Cuisine Stupide has spent the better part of several years trying out several of the most popular versions of no-knead bread, starting with Lahey’s himself (below). Subsequent posts will detail our findings. But first, it helps to understand exactly why the Lahey technique, which seems so simple on its face, was so revolutionary in practice.


No-Knead Bread

By Jim Lahey via Mark Bittman

3 cups all-purpose or bread flour, more for dusting
1/4 teaspoon instant yeast
1 1/4 teaspoons salt
Cornmeal or wheat bran as needed

In a large bowl combine flour, yeast and salt. Add 1 5/8 cups water, and stir until blended; dough will be shaggy and sticky. Cover bowl with plastic wrap. Let dough rest at least 12 hours, preferably about 18, at warm room temperature, about 70 degrees.

Dough is ready when its surface is dotted with bubbles. Lightly flour a work surface and place dough on it; sprinkle it with a little more flour and fold it over on itself once or twice. Cover loosely with plastic wrap and let rest about 15 minutes.

Using just enough flour to keep dough from sticking to work surface or to your fingers, gently and quickly shape dough into a ball. Generously coat a cotton towel (not terry cloth) with flour, wheat bran or cornmeal; put dough seam side down on towel and dust with more flour, bran or cornmeal. Cover with another cotton towel and let rise for about 2 hours. When it is ready, dough will be more than double in size and will not readily spring back when poked with a finger.
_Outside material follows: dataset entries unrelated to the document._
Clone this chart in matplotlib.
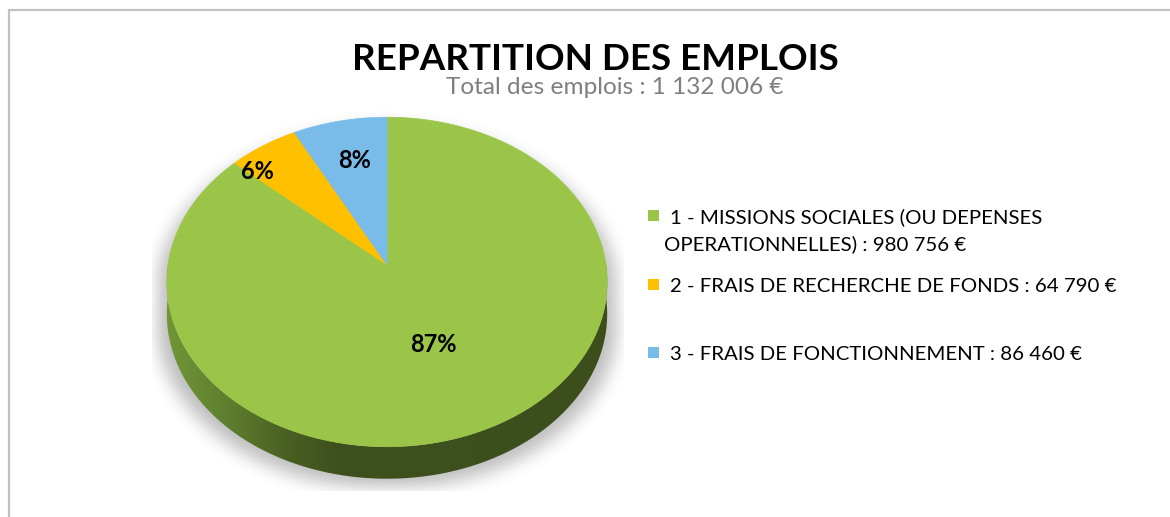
import numpy as np
import matplotlib
matplotlib.use("Agg")
import matplotlib.pyplot as plt
from matplotlib.patches import Polygon
from matplotlib.path import Path

# données
categories = ["1 - MISSIONS SOCIALES (OU DEPENSES OPERATIONNELLES)",
              "2 - FRAIS DE RECHERCHE DE FONDS",
              "3 - FRAIS DE FONCTIONNEMENT"]
valeurs = [980756, 64790, 86460]
couleurs = ["#9bc549", "#ffc000", "#79bbe9"]
titre = "REPARTITION DES EMPLOIS"
total = sum(valeurs)
sous_titre = "Total des emplois : " + f"{total:,}".replace(",", " ") + " €"

FONT = ["Lato", "DejaVu Sans"]

# géométrie du camembert 3D (pixels)
CX, CY = 387, 265
RX, RY = 219, 163
K = 0.103       # perspective
DEPTH = 32


def proj(theta, drop=0.0):
    u = np.cos(theta)
    v = -np.sin(theta)
    s = 1.0 / (1.0 - K * v)
    return CX + RX * u * s, CY + RY * v * s + drop


def fmt(v):
    return f"{v:,}".replace(",", " ") + " €"


fig = plt.figure(figsize=(11.7, 5.17), dpi=100)
ax = fig.add_axes([0, 0, 1, 1])
ax.set_xlim(0, 1170)
ax.set_ylim(517, 0)
ax.axis("off")

# cadre
ax.plot([8, 1170], [9.5, 9.5], color="#c0c0c0", lw=1.6, solid_capstyle="butt")
ax.plot([8.5, 8.5], [9, 517], color="#c0c0c0", lw=1.6, solid_capstyle="butt")

# contour du solide (arc arrière en haut + arc avant en bas)
t_back = np.linspace(0, np.pi, 200)
t_front = np.linspace(np.pi, 2 * np.pi, 200)
bx, by = proj(t_back)
fx, fy = proj(t_front, DEPTH)
outline = np.column_stack([np.r_[bx, fx], np.r_[by, fy]])

# ombre floue
x0, x1, y0, y1 = 152, 624, 105, 491
gx, gy = np.meshgrid(np.arange(x0, x1) + 0.5, np.arange(y0, y1) + 0.5)
sh = outline.copy()
sh[:, 0] = CX + (sh[:, 0] - CX) * 1.045
sh[:, 1] = sh[:, 1] + 10
mask = Path(sh).contains_points(np.column_stack([gx.ravel(), gy.ravel()]))
mask = mask.reshape(gx.shape).astype(float)
k = np.ones(17) / 17.0
for _ in range(3):
    mask = np.apply_along_axis(lambda m: np.convolve(m, k, mode="same"), 0, mask)
    mask = np.apply_along_axis(lambda m: np.convolve(m, k, mode="same"), 1, mask)
img = np.zeros(gx.shape + (4,))
img[..., 3] = 0.26 * mask
ax.imshow(img, extent=(x0, x1, y1, y0), interpolation="bilinear", zorder=1)

# paroi latérale (dégradé)
tx, ty = proj(t_front)
wall = np.column_stack([np.r_[tx, fx[::-1]], np.r_[ty, fy[::-1]]])
wall_patch = Polygon(wall, closed=True, facecolor="none", edgecolor="none")
ax.add_patch(wall_patch)
wx0, wx1 = int(tx.min()) - 2, int(tx.max()) + 2
wy0, wy1 = int(CY) - 5, int(fy.max()) + 2
xs = np.arange(wx0, wx1) + 0.5
stops_x = [168, 230, 290, 340, 610]
stops_c = np.array([[112, 150, 56], [94, 126, 45], [72, 94, 34],
                    [62, 80, 29], [60, 78, 28]]) / 255.0
grad = np.stack([np.interp(xs, stops_x, stops_c[:, c]) for c in range(3)], axis=-1)
grad = np.repeat(grad[None, :, :], wy1 - wy0, axis=0)
im = ax.imshow(grad, extent=(wx0, wx1, wy1, wy0), interpolation="bilinear", zorder=2)
im.set_clip_path(wall_patch)

# face supérieure
fracs = np.array(valeurs) / total
cum = np.r_[0, np.cumsum(fracs)]
for i, c in enumerate(couleurs):
    a0 = np.pi / 2 - 2 * np.pi * cum[i]
    a1 = np.pi / 2 - 2 * np.pi * cum[i + 1]
    t = np.linspace(a0, a1, 300)
    px, py = proj(t)
    poly = np.column_stack([np.r_[CX, px], np.r_[CY, py]])
    ax.add_patch(Polygon(poly, closed=True, facecolor=c, edgecolor=c, lw=0.5, zorder=3))

# étiquettes de pourcentage
pct_pos = [(433, 352), (257, 179), (355, 168)]
for f, (x, y) in zip(fracs, pct_pos):
    ax.text(x, y, f"{round(f * 100)}%", ha="center", va="baseline",
            fontsize=17, fontweight="bold", family=FONT, color="black", zorder=4)

renderer = fig.canvas.get_renderer()


def fit(t, width):
    w = t.get_window_extent(renderer).width
    t.set_fontsize(t.get_fontsize() * width / w)


# titres
t1 = ax.text(595, 70, titre, ha="center", va="baseline", fontsize=28,
             fontweight="bold", family=FONT, color="black")
fit(t1, 486)
t2 = ax.text(615, 93.5, sous_titre, ha="center", va="baseline", fontsize=15,
             family=FONT, color="#7f7f7f")
fit(t2, 338)

# légende
leg_y = [215.5, 284.5, 352.5]
lignes = [(categories[0].replace(" OPERATIONNELLES)", ""), 670, 223),
          ("OPERATIONNELLES) : " + fmt(valeurs[0]), 664, 250),
          (categories[1] + " : " + fmt(valeurs[1]), 670, 292),
          (categories[2] + " : " + fmt(valeurs[2]), 670, 360)]
for c, y in zip(couleurs, leg_y):
    ax.add_patch(Polygon([[648, y - 5.5], [659, y - 5.5], [659, y + 5.5], [648, y + 5.5]],
                         closed=True, facecolor=c, edgecolor="none"))
txts = []
for s, x, y in lignes:
    txts.append(ax.text(x, y, s, ha="left", va="baseline", fontsize=14,
                        family=FONT, color="black"))
fit(txts[2], 445)
for t in txts:
    t.set_fontsize(txts[2].get_fontsize())

fig.savefig("out.png", dpi=100)
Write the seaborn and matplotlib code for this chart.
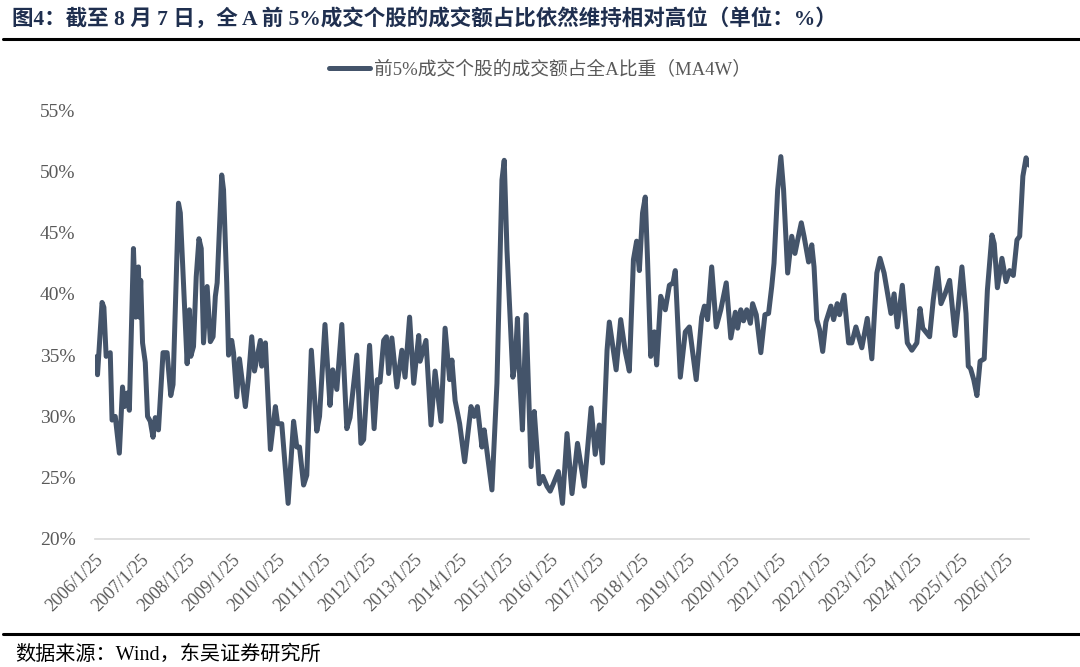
import numpy as np
import pandas as pd
import matplotlib
matplotlib.use("Agg")
import matplotlib.pyplot as plt
import seaborn as sns

# Readings taken from the chart: time as decimal years, share of turnover in %.
years = [
    2006.11, 2006.12, 2006.22, 2006.26, 2006.31, 2006.40, 2006.44, 2006.51, 2006.60, 2006.67,
    2006.71, 2006.77, 2006.82, 2006.91, 2006.96, 2007.02, 2007.04, 2007.07, 2007.11, 2007.17,
    2007.22, 2007.28, 2007.34, 2007.39, 2007.46, 2007.56, 2007.65, 2007.73, 2007.78, 2007.90,
    2007.94, 2008.01, 2008.09, 2008.14, 2008.17, 2008.23, 2008.29, 2008.35, 2008.40, 2008.45,
    2008.53, 2008.60, 2008.66, 2008.71, 2008.75, 2008.85, 2008.89, 2008.96, 2009.00, 2009.07,
    2009.11, 2009.18, 2009.24, 2009.37, 2009.44, 2009.51, 2009.57, 2009.70, 2009.73, 2009.81,
    2009.92, 2010.03, 2010.08, 2010.17, 2010.31, 2010.43, 2010.50, 2010.56, 2010.65, 2010.72,
    2010.82, 2010.94, 2011.00, 2011.12, 2011.23, 2011.29, 2011.38, 2011.49, 2011.60, 2011.67,
    2011.82, 2011.91, 2011.97, 2012.10, 2012.20, 2012.27, 2012.33, 2012.41, 2012.47, 2012.52,
    2012.59, 2012.70, 2012.81, 2012.88, 2012.98, 2013.07, 2013.18, 2013.21, 2013.34, 2013.45,
    2013.54, 2013.67, 2013.76, 2013.86, 2013.91, 2013.98, 2014.08, 2014.19, 2014.33, 2014.40,
    2014.47, 2014.57, 2014.62, 2014.79, 2014.90, 2015.01, 2015.06, 2015.12, 2015.19, 2015.25,
    2015.30, 2015.35, 2015.40, 2015.46, 2015.54, 2015.59, 2015.65, 2015.72, 2015.78, 2015.83,
    2015.91, 2016.00, 2016.07, 2016.14, 2016.25, 2016.34, 2016.44, 2016.55, 2016.67, 2016.82,
    2016.97, 2017.06, 2017.15, 2017.22, 2017.32, 2017.37, 2017.52, 2017.62, 2017.72, 2017.81,
    2017.90, 2017.97, 2018.03, 2018.10, 2018.16, 2018.21, 2018.28, 2018.36, 2018.41, 2018.50,
    2018.60, 2018.69, 2018.77, 2018.82, 2018.93, 2019.04, 2019.13, 2019.28, 2019.40, 2019.46,
    2019.53, 2019.62, 2019.72, 2019.82, 2019.94, 2020.04, 2020.14, 2020.19, 2020.26, 2020.32,
    2020.39, 2020.47, 2020.52, 2020.60, 2020.70, 2020.79, 2020.87, 2020.94, 2020.99, 2021.07,
    2021.14, 2021.20, 2021.29, 2021.38, 2021.45, 2021.51, 2021.59, 2021.65, 2021.75, 2021.82,
    2021.87, 2021.93, 2021.99, 2022.06, 2022.13, 2022.24, 2022.30, 2022.38, 2022.43, 2022.53,
    2022.63, 2022.70, 2022.79, 2022.92, 2023.04, 2023.14, 2023.25, 2023.32, 2023.41, 2023.56,
    2023.63, 2023.70, 2023.81, 2023.92, 2024.02, 2024.13, 2024.20, 2024.26, 2024.41, 2024.49,
    2024.58, 2024.66, 2024.75, 2024.85, 2024.97, 2025.04, 2025.12, 2025.21, 2025.26, 2025.31,
    2025.38, 2025.45, 2025.52, 2025.61, 2025.68, 2025.78, 2025.83, 2025.90, 2026.00, 2026.09,
    2026.17, 2026.25, 2026.33, 2026.39, 2026.46, 2026.53, 2026.60,
]
share = [
    34.9, 33.4, 39.3, 38.9, 34.9, 35.2, 29.7, 30.0, 27.0, 32.4,
    30.8, 31.9, 30.5, 43.7, 38.1, 42.2, 38.1, 41.1, 36.0, 34.4,
    30.0, 29.6, 28.3, 29.9, 28.9, 35.2, 35.2, 31.7, 32.6, 47.4,
    46.6, 40.9, 34.3, 38.7, 34.9, 35.7, 41.4, 44.5, 43.7, 36.0,
    40.6, 36.1, 36.5, 39.8, 40.9, 49.7, 48.5, 40.9, 35.0, 36.2,
    35.2, 31.6, 34.7, 30.8, 33.2, 36.5, 33.7, 36.2, 34.1, 36.0,
    27.3, 30.8, 29.4, 29.4, 22.9, 29.6, 27.5, 27.5, 24.4, 25.2,
    35.4, 28.8, 30.0, 37.5, 30.9, 33.8, 32.2, 37.5, 29.0, 29.9,
    35.0, 27.8, 28.1, 35.8, 29.0, 33.0, 32.8, 36.2, 36.5, 33.5,
    36.4, 32.4, 35.4, 33.2, 38.1, 32.7, 36.6, 34.5, 36.2, 29.3,
    33.7, 29.6, 37.2, 33.0, 34.6, 31.3, 29.4, 26.3, 30.8, 30.0,
    30.8, 27.5, 28.9, 24.0, 32.7, 49.3, 50.9, 43.6, 38.1, 33.2,
    34.3, 38.0, 33.2, 28.9, 38.3, 32.7, 25.9, 30.4, 27.3, 24.5,
    25.1, 24.3, 23.9, 24.5, 25.5, 22.9, 28.6, 23.7, 27.8, 24.3,
    30.7, 26.9, 29.3, 26.2, 35.4, 37.7, 33.8, 37.9, 35.3, 33.7,
    42.8, 44.3, 41.9, 46.6, 47.9, 42.8, 34.9, 36.9, 34.2, 39.8,
    38.7, 40.7, 40.9, 41.9, 33.2, 36.9, 37.3, 33.0, 38.1, 39.0,
    37.9, 42.2, 37.3, 38.7, 40.9, 36.4, 38.5, 37.2, 38.7, 37.8,
    38.7, 37.6, 39.2, 38.3, 35.2, 38.3, 38.4, 40.6, 42.5, 48.5,
    51.2, 48.5, 41.7, 44.7, 43.3, 44.4, 45.8, 44.7, 42.6, 44.0,
    42.2, 37.9, 37.1, 35.3, 37.7, 39.0, 37.9, 39.2, 38.3, 39.9,
    36.0, 36.0, 37.3, 35.6, 38.0, 34.7, 41.7, 42.9, 41.7, 38.4,
    40.0, 37.3, 40.7, 36.0, 35.4, 36.0, 38.8, 37.2, 36.5, 39.5,
    42.1, 39.2, 40.0, 41.1, 36.6, 39.0, 42.2, 38.4, 34.1, 33.9,
    33.0, 31.7, 34.5, 34.7, 40.3, 44.8, 44.1, 40.5, 42.9, 41.0,
    41.9, 41.5, 44.4, 44.7, 49.6, 51.1, 50.5,
]

tick_labels = [f"{y}/1/25" for y in range(2006, 2027)]
tick_pos = [y + 24 / 365 for y in range(2006, 2027)]
y_ticks = [20, 25, 30, 35, 40, 45, 50, 55]

series_name = "前5%成交个股的成交额占全A比重（MA4W）"
title = "图4：截至 8 月 7 日，全 A 前 5%成交个股的成交额占比依然维持相对高位（单位：%）"
source = "数据来源：Wind，东吴证券研究所"

sns.set_style("white")
plt.rcParams["font.family"] = ["Liberation Serif", "Noto Sans CJK SC", "DejaVu Sans"]

df = pd.DataFrame({"year": years, "share": share})

fig = plt.figure(figsize=(10.8, 6.67), dpi=100)
ax = fig.add_axes([0.088, 0.192, 0.865, 0.643])

sns.lineplot(data=df, x="year", y="share", ax=ax, color="#44546A",
             linewidth=3.6, label=series_name, legend=False)

ax.set_xlim(tick_pos[0], 2026.60)
ax.set_ylim(20, 55)
ax.set_yticks(y_ticks)
ax.set_yticklabels([f"{v}%" for v in y_ticks], color="#595959", fontsize=14)
ax.set_xticks(tick_pos)
ax.set_xticklabels(tick_labels, rotation=45, ha="right", rotation_mode="anchor",
                   color="#595959", fontsize=13)
ax.tick_params(axis="x", length=5, color="#D9D9D9", width=1, pad=4)
ax.tick_params(axis="y", length=0, pad=14)
ax.set_xlabel("")
ax.set_ylabel("")
for side in ["top", "right", "left"]:
    ax.spines[side].set_visible(False)
ax.spines["bottom"].set_color("#D9D9D9")
ax.spines["bottom"].set_linewidth(1.2)

# Legend centred above the plot.
handles, labels = ax.get_legend_handles_labels()
fig.legend(handles, labels, loc="center", bbox_to_anchor=(0.5, 0.895),
           frameon=False, handlelength=2.2, handletextpad=0.2,
           prop={"size": 13.5}, labelcolor="#595959")

# Report header and footer.
fig.text(0.011, 0.972, title, fontsize=15.5, fontweight="bold", color="#1F2F4F",
         va="center", ha="left")
fig.add_artist(plt.Line2D([0.003, 1.0], [0.941, 0.941], color="black", linewidth=2.2))
fig.add_artist(plt.Line2D([0.003, 1.0], [0.049, 0.049], color="black", linewidth=2.2))
fig.text(0.014, 0.018, source, fontsize=14.5, color="black", va="center", ha="left")

fig.savefig("out.png", dpi=100)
At least a half-hour before dough is ready, heat oven to 450 degrees. Put a 6- to 8-quart heavy covered pot (cast iron, enamel, Pyrex or ceramic) in oven as it heats. When dough is ready, carefully remove pot from oven. Slide your hand under towel and turn dough over into pot, seam side up; it may look like a mess, but that is O.K. Shake pan once or twice if dough is unevenly distributed; it will straighten out as it bakes. Cover with lid and bake 30 minutes, then remove lid and bake another 15 to 30 minutes, until loaf is beautifully browned. Cool on a rack.